BERKELEY — John Yoo doesn't come across like a war criminal, though that's one of the more flamboyant charges leveled against the smooth young law professor from UC Berkeley's storied Boalt Hall.

With his even tones and calm demeanor, his natty suits and warm charm, the 37-year-old constitutional scholar is the embodiment of "reasonable," not the first person you'd expect to find at the heart of an international fight over terrorism, torture and the American way.

But while working for the Department of Justice after the Sept. 11 terrorist attacks, Yoo helped write a series of legal memos redefining torture and advising President Bush that the Geneva Convention does not apply to members of Al Qaeda and the Taliban.

Sen. Edward M. Kennedy (D-Mass.) demanded from the Senate floor last month that Yoo and other civilian officials be held accountable for their part in what he called the "torture scandal" over treatment of Iraqi detainees by American soldiers at Abu Ghraib prison in Iraq.

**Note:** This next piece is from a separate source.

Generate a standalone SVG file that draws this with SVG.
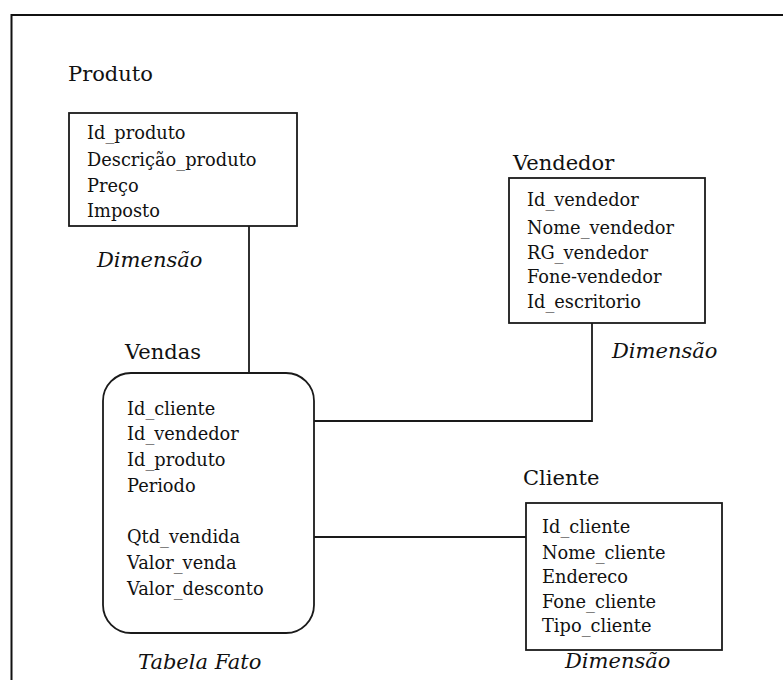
<svg xmlns="http://www.w3.org/2000/svg" width="783" height="680" viewBox="0 0 783 680">
<style>
.frame{fill:none;stroke:#111;stroke-width:2}
.box{fill:#fff;stroke:#1a1a1a;stroke-width:1.8}
.conn{fill:none;stroke:#1a1a1a;stroke-width:1.8}
.title{font-family:"DejaVu Serif","Liberation Serif",serif;font-size:21px;fill:#111}
.attr{font-family:"DejaVu Serif","Liberation Serif",serif;font-size:17.8px;fill:#111}
.lbl{font-family:"DejaVu Serif","Liberation Serif",serif;font-size:21px;font-style:italic;fill:#111}
</style>
<rect width="783" height="680" fill="#fff"/>
<path class="frame" d="M11.5,690 V15 H790"/>
<g id="connectors">
<line class="conn" x1="249" y1="226" x2="249" y2="373"/>
<polyline class="conn" points="592,323 592,421 314,421"/>
<line class="conn" x1="314" y1="537" x2="526" y2="537"/>
</g>
<g id="produto">
<text class="title" x="68" y="81">Produto</text>
<rect class="box" x="69" y="113" width="228" height="113"/>
<text class="attr" x="87" y="139">Id_produto</text>
<text class="attr" x="87" y="166">Descrição_produto</text>
<text class="attr" x="87" y="192">Preço</text>
<text class="attr" x="87" y="217">Imposto</text>
<text class="lbl" x="97" y="267">Dimensão</text>
</g>
<g id="vendedor">
<text class="title" x="513" y="170">Vendedor</text>
<rect class="box" x="509" y="178" width="196" height="145"/>
<text class="attr" x="527" y="206">Id_vendedor</text>
<text class="attr" x="527" y="234">Nome_vendedor</text>
<text class="attr" x="527" y="259">RG_vendedor</text>
<text class="attr" x="527" y="283">Fone-vendedor</text>
<text class="attr" x="527" y="308">Id_escritorio</text>
<text class="lbl" x="612" y="358">Dimensão</text>
</g>
<g id="vendas">
<text class="title" x="125" y="359">Vendas</text>
<rect class="box" x="103" y="373" width="211" height="260" rx="28" ry="28"/>
<text class="attr" x="127" y="415">Id_cliente</text>
<text class="attr" x="127" y="440">Id_vendedor</text>
<text class="attr" x="127" y="466">Id_produto</text>
<text class="attr" x="127" y="492">Periodo</text>
<text class="attr" x="127" y="543">Qtd_vendida</text>
<text class="attr" x="127" y="569">Valor_venda</text>
<text class="attr" x="127" y="595">Valor_desconto</text>
<text class="lbl" x="138" y="669">Tabela Fato</text>
</g>
<g id="cliente">
<text class="title" x="523" y="485">Cliente</text>
<rect class="box" x="526" y="503" width="196" height="147"/>
<text class="attr" x="542" y="533">Id_cliente</text>
<text class="attr" x="542" y="559">Nome_cliente</text>
<text class="attr" x="542" y="583">Endereco</text>
<text class="attr" x="542" y="608">Fone_cliente</text>
<text class="attr" x="542" y="632">Tipo_cliente</text>
<text class="lbl" x="565" y="668">Dimensão</text>
</g>
</svg>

Legal scholar Scott Horton, president of the New York-based International League for Human Rights, called last month for Yoo and others to be investigated as war criminals for their part in drafting the memos.

And in a lengthy analysis to be published in the Columbia Law Review this fall, Jeremy Waldron, an author, scholar and Yoo's former colleague at the UC Berkeley School of Law, said that the "defense of torture" by Yoo and other prominent lawyers had caused "dishonor for our profession."

A year after the abuses at Abu Ghraib came to light, nearly a year after the torture memos were leaked, debate over how the U.S. government should treat its prisoners shows no sign of abating.

"If you read the history of philosophy from the Greeks to the present day, the question of when should we be willing to do something terrible in pursuit of some social good is always posed," said Martha Nussbaum, professor of philosophy and law at the University of Chicago. "It would surprise me very much that it would go away."

But as Yoo defends the memos in debates across the country, a measured messenger for some of the Bush administration's most controversial policies, he said he is surprised that "the issue has staying power."

Maybe, he said, it's because the fight against terrorism shows no sign of an end. Maybe it's because the government still does not know how best to battle the nation's new enemies.